WORK TO COMPLETE
Work out how many lines of the data hold the string "code", and reply with that number alone.

DATASET EXCERPT
+---+
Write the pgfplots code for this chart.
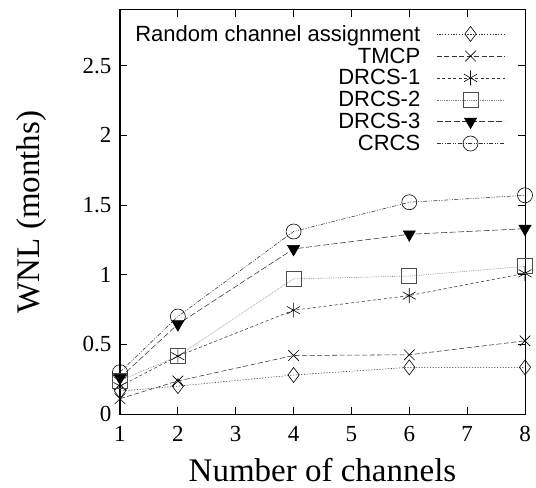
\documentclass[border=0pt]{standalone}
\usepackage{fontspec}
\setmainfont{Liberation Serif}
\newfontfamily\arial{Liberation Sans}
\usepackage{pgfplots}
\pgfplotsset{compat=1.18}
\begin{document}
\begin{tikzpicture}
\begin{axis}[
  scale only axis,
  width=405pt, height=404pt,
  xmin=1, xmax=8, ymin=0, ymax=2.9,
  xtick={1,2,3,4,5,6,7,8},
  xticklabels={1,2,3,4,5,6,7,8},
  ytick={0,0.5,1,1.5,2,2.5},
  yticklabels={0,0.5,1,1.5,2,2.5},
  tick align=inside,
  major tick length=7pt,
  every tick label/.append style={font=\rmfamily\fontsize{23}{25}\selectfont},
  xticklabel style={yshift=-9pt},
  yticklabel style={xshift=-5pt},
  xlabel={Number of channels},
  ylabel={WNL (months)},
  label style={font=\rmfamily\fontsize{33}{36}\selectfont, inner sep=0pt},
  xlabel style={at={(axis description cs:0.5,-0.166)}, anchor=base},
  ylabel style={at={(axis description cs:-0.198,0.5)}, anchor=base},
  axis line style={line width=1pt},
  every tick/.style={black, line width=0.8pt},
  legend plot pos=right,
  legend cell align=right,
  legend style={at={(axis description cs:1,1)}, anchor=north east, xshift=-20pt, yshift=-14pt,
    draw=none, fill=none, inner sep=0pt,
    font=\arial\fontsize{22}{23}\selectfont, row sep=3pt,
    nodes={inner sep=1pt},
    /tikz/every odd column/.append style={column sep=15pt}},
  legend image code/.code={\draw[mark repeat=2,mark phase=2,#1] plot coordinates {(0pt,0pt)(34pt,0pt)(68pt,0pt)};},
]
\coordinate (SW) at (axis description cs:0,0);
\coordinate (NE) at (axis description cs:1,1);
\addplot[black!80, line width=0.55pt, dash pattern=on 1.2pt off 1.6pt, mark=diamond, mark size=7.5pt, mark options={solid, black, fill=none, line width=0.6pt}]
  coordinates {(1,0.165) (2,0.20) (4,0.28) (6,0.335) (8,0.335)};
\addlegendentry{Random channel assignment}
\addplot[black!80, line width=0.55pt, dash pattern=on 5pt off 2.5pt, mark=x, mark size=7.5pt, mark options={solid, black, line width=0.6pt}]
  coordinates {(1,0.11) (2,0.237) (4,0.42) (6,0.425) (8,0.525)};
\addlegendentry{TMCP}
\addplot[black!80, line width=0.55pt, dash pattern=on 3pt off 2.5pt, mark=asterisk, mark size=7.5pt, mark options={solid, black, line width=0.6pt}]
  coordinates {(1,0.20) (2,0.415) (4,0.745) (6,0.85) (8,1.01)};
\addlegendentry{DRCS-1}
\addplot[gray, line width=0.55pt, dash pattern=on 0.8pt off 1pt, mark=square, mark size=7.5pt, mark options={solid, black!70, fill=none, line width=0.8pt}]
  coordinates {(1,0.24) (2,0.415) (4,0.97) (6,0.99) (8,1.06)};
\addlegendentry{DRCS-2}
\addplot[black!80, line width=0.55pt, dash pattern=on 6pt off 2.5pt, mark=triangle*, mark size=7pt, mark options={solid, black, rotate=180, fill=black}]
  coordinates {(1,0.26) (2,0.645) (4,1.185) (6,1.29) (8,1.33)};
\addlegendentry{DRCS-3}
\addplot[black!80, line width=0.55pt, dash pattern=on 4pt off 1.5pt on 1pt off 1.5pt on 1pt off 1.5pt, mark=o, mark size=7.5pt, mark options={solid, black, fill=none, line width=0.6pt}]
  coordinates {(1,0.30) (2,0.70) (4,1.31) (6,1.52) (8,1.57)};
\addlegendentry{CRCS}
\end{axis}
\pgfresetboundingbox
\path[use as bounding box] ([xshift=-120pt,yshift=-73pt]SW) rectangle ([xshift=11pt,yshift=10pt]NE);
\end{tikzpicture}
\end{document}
+---+
EXPECTED ANSWER
2